If all goes well, Monica will advance from caseworker to
supervisor. She can’t wait to get started, so that she can start
work as a supervisor at Tess’s side. But Tess tells her that it
won’t be that way. She’s put in for a new position as well, back
in heaven sitting at God’s feet and singing His praises. She
hasn’t been training Monica to be her partner, she’s been training
her to be her replacement. Monica is upset to hear the news, but
her goodbye is cut short by the arrival of the bus. She climbs
aboard, wondering where she is going, and what her assignment will
bring.
On board she meets Zack, a traveling handyman, seemingly without a
care in the world. She asks where he’s going and he tells her
he’s going where she is, Ascension, Colorado, the bus’s final
stop.
When they finally arrive in Ascension, they are greeted by a feeling
that something is missing. It doesn’t take them long to discover
that thing that is absent, is the children. There are no kids
here, but there is plenty of evidence that they once were. Bikes
lay discarded beside the diner, toy trucks lie in the grass by the
school, and joyless adults wander through their days pondering the
emptiness in their lives. Two years prior, all of the children
were killed when the school’s boiler exploded. Now, the only
thing the adults want more than to forget, is justice for the
person responsible.
It turns out there was a witness to the whole thing, Joey Machulis,
one of Monica’s former assignments. And he’s not the only
familiar face in town. His brother, Wayne, is the sheriff, and
Sophie, a formerly homeless acquaintance of Monica’s is here too.
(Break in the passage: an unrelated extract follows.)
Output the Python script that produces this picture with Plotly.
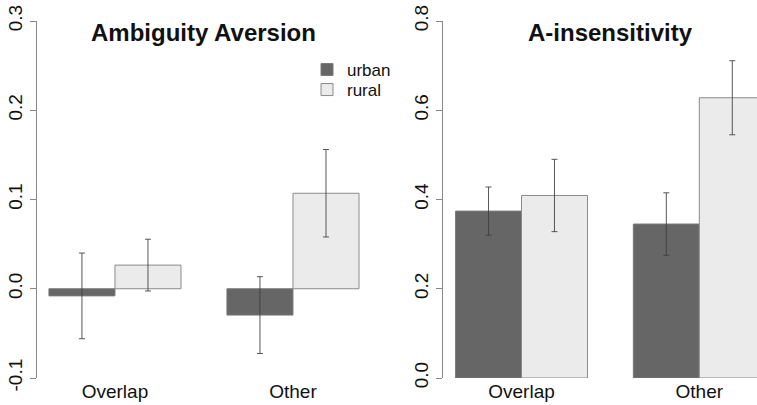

Also, Mike, a big time lawyer who Monica saved during her search
and rescue days, is the Mayor. Knowing that there is no such
thing as coincidence, Monica tries to figure out what she is doing
here and how she can help.
The answer soon becomes clear, as Carver, an out of town developer,
claims to have seen Zack somewhere before. In fact, it was by the
school the day of the explosion. Such a small claim, from an
unreliable source, is all the grieving townspeople need to become
incensed. While there is little justification, their small world
turns on its end, and suddenly everyone is looking at Zack as a
killer of children. Monica is astounded.